The other strange thing about these courses is that a student can declare him/herself a part-timer. That means they don’t have to attend any classes. All they have to do is take (and pass) an exam and write a short paper. And there don’t seem to be any prerequisites for this status. So I’ve had two p-t students who passed the exam with flying colors and one who didn’t. If a p-t student fails the exam, he/she can take a second one, but failing that means starting from scratch and paying another tuition fee. So I’ve written two exams for my two classes and four exams for p-t students. And, no, the p-t students don’t take the same exam. The regular class mid-term covers half the course, but the p-t students are tested on the entire course. I’m learning how these things work, but it isn’t anything I’ve encountered in teaching before. And so it goes.

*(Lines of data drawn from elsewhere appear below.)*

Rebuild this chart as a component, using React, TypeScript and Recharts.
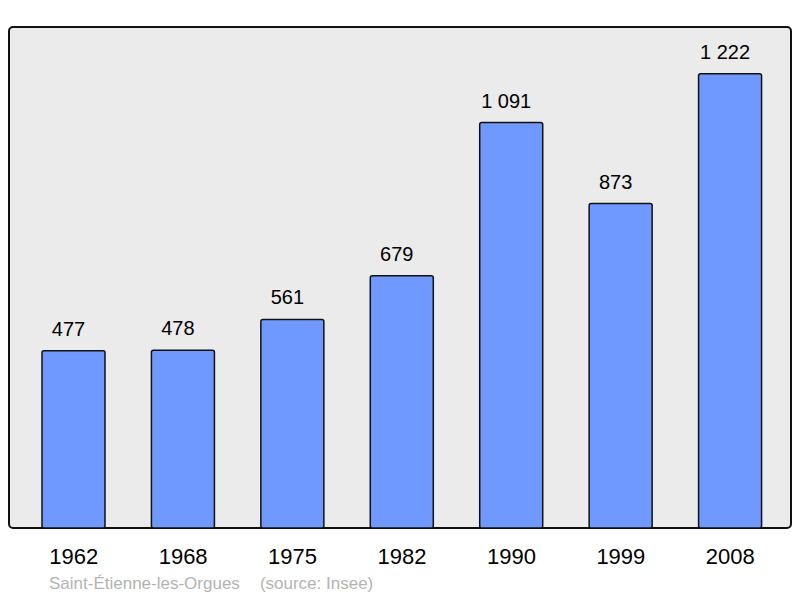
import React from 'react';
import { BarChart, Bar, XAxis, YAxis, LabelList, usePlotArea } from 'recharts';

const years = ['1962', '1968', '1975', '1982', '1990', '1999', '2008'];
const population = [477, 478, 561, 679, 1091, 873, 1222];
const townName = 'Saint-Étienne-les-Orgues';
const sourceText = '(source: Insee)';

const data = years.map((y, i) => ({ year: y, pop: population[i] }));

const fmt = (v: any) => {
  const s = String(v);
  return s.replace(/\B(?=(\d{3})+(?!\d))/g, ' ');
};

const FONT = '"Liberation Sans", Arial, sans-serif';

function FrameBg() {
  const p = usePlotArea();
  if (!p) return null;
  return <rect x={p.x} y={p.y} width={p.width} height={p.height} rx={4} ry={4} fill="#ebebeb" />;
}

function FrameStroke() {
  const p = usePlotArea();
  if (!p) return null;
  return (
    <g>
      <rect x={p.x} y={p.y} width={p.width} height={p.height} rx={4} ry={4} fill="none" stroke="#111" strokeWidth={2} />
      <text x={p.x + 40} y={p.y + p.height + 61} fontSize={17} fill="#b3b3b3" fontFamily={FONT}>
        {townName}
        <tspan dx={20}>{sourceText}</tspan>
      </text>
    </g>
  );
}

export default function App() {
  return (
    <div style={{ position: 'absolute', left: 0, top: 0, background: '#fff' }}>
      <BarChart
        width={800}
        height={598}
        data={data}
        margin={{ top: 27, right: 9, left: 9, bottom: 0 }}
      >
        <FrameBg />
        <XAxis
          dataKey="year"
          height={70}
          axisLine={false}
          tickLine={false}
          tickSize={0}
          tickMargin={20}
          padding={{ left: 10, right: 6 }}
          tick={{ fontSize: 22, fill: '#000', fontFamily: FONT }}
          interval={0}
        />
        <YAxis hide domain={[0, 1348]} />
        <Bar
          dataKey="pop"
          fill="#7099ff"
          stroke="#111"
          strokeWidth={1.5}
          barSize={63}
          radius={2}
          isAnimationActive={false}
        >
          <LabelList
            dataKey="pop"
            position="top"
            offset={15}
            dx={-5}
            formatter={fmt}
            style={{ fontSize: 20, fill: '#000', fontFamily: FONT }}
          />
        </Bar>
        <FrameStroke />
      </BarChart>
    </div>
  );
}
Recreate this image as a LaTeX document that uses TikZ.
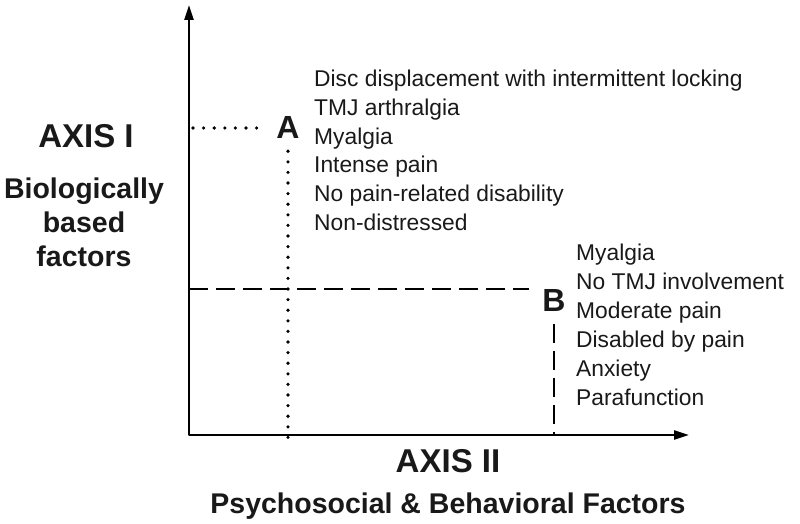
\documentclass[tikz,border=0pt]{standalone}
\usepackage{fontspec}
\setmainfont{Liberation Sans}
\usetikzlibrary{arrows.meta}
\definecolor{ink}{RGB}{25,25,25}
\begin{document}
\begin{tikzpicture}[x=1pt,y=-1pt,
  axisline/.style={line width=2.3pt, line join=round, {Triangle[length=15pt,width=9pt]}-{Triangle[length=15pt,width=9pt]}},
  item/.style={anchor=base west, inner sep=0pt, text=ink, font=\fontsize{22.8}{26}\selectfont},
  point/.style={inner sep=13pt, text=ink, font=\bfseries\fontsize{32}{36}\selectfont},
  big/.style={anchor=base, inner sep=0pt, text=ink, font=\bfseries\fontsize{33}{38}\selectfont},
  sub/.style={anchor=base, inner sep=0pt, text=ink, font=\bfseries\fontsize{28.5}{32}\selectfont},
  dotline/.style={line width=3.6pt, line cap=round, dash pattern=on 0pt off 10.6pt},
  dashline/.style={line width=2pt, dash pattern=on 19pt off 8pt}]
\useasboundingbox (0,0) rectangle (800,524);
% axes
\coordinate (O) at (189,435);
\coordinate (ytop) at (189,5);
\coordinate (xend) at (689,435);
\draw[axisline] (ytop) -- (O) -- (xend);
% points
\node[point] (A) at (288,127) {A};
\node[point] (B) at (554,300) {B};
\coordinate (aL) at (193,128);
\coordinate (bL) at (189,289);
\draw[dotline] (aL) -- (aL -| A.west);
\draw[dotline] (A.south) -- ([yshift=-5pt]A.south |- O);
\draw[dashline] (bL) -- (bL -| B.west);
\draw[dashline] (B.south) -- (B.south |- O);
% lists
\foreach \t [count=\i] in {Disc displacement with intermittent locking, TMJ arthralgia, Myalgia, Intense pain, No pain-related disability, Non-distressed}
  \node[item] (a\i) at (314,{87+28.6*(\i-1)}) {\t};
\foreach \t [count=\i] in {Myalgia, No TMJ involvement, Moderate pain, Disabled by pain, Anxiety, Parafunction}
  \node[item] (b\i) at (576,{260+29*(\i-1)}) {\t};
% axis labels
\node[big] (ax1) at (86,147) {AXIS I};
\node[sub] (bio1) at (84,198) {Biologically};
\node[sub] (bio2) at (84,232) {based};
\node[sub] (bio3) at (84,266) {factors};
\node[big] (ax2) at (448,472) {AXIS II};
\node[sub] (psy) at (448,513) {Psychosocial \& Behavioral Factors};
\end{tikzpicture}
\end{document}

Oh, before it fades into memory, I have to tell you about the concert we went to Sunday night. First, I should say that there’s an enterprising person named Panche who publishes a schedule of concerts, opera, and ballet in Skopje. It’s sent out by email, and if you want to go, you just email him back and he buys the tickets for you to pick up on the day. Much simpler than trying to buy them yourself, and having the schedules in English is a great help. So there was an announcement of a concert by the Dragan Dautovski Quartet. Who’s that, I thought. But he included three YouTube examples, so we knew what to expect. The music is fabulous. Dragan started playing bagpipes that were made of a whole goat accompanied by the drummer on a marching band type of drum. Later the other string player joined in and finally the singer too. The group starts, apparently, with Macedonian folk songs, but then goes off into a sort of jazz improvization around them. It’s beyond imagination. There’s Dragan, who played four different stringed instruments (three 6-string and one 8-string), a drummer who played two large kind of conga drums (ceramic), two small drums, a base drum, and (for a couple of songs) a speaker, a woman who played a stringed instument, a huge guitar (bass) with four strings, and two different flutes, and then a singer with the most amazing voice who sang the folk songs and then scatted around them. Apparently, they are very well known here–the place was packed and the audience wouldn’t let them go. They played about two hours without a break. The lights came up in the middle for intermission, but the audience kept clapping and wouldn’t let them go. At the end too, they had to come back for a couple of encores. I could have listened to them for another hour or so anyway. I’ll try to add a link: http://www.myspace.com/dragandautovskiquartet/music/songs/Balkan-33366831
Anyway, classes go on, Sunday Communion Services go on, and life is better every week.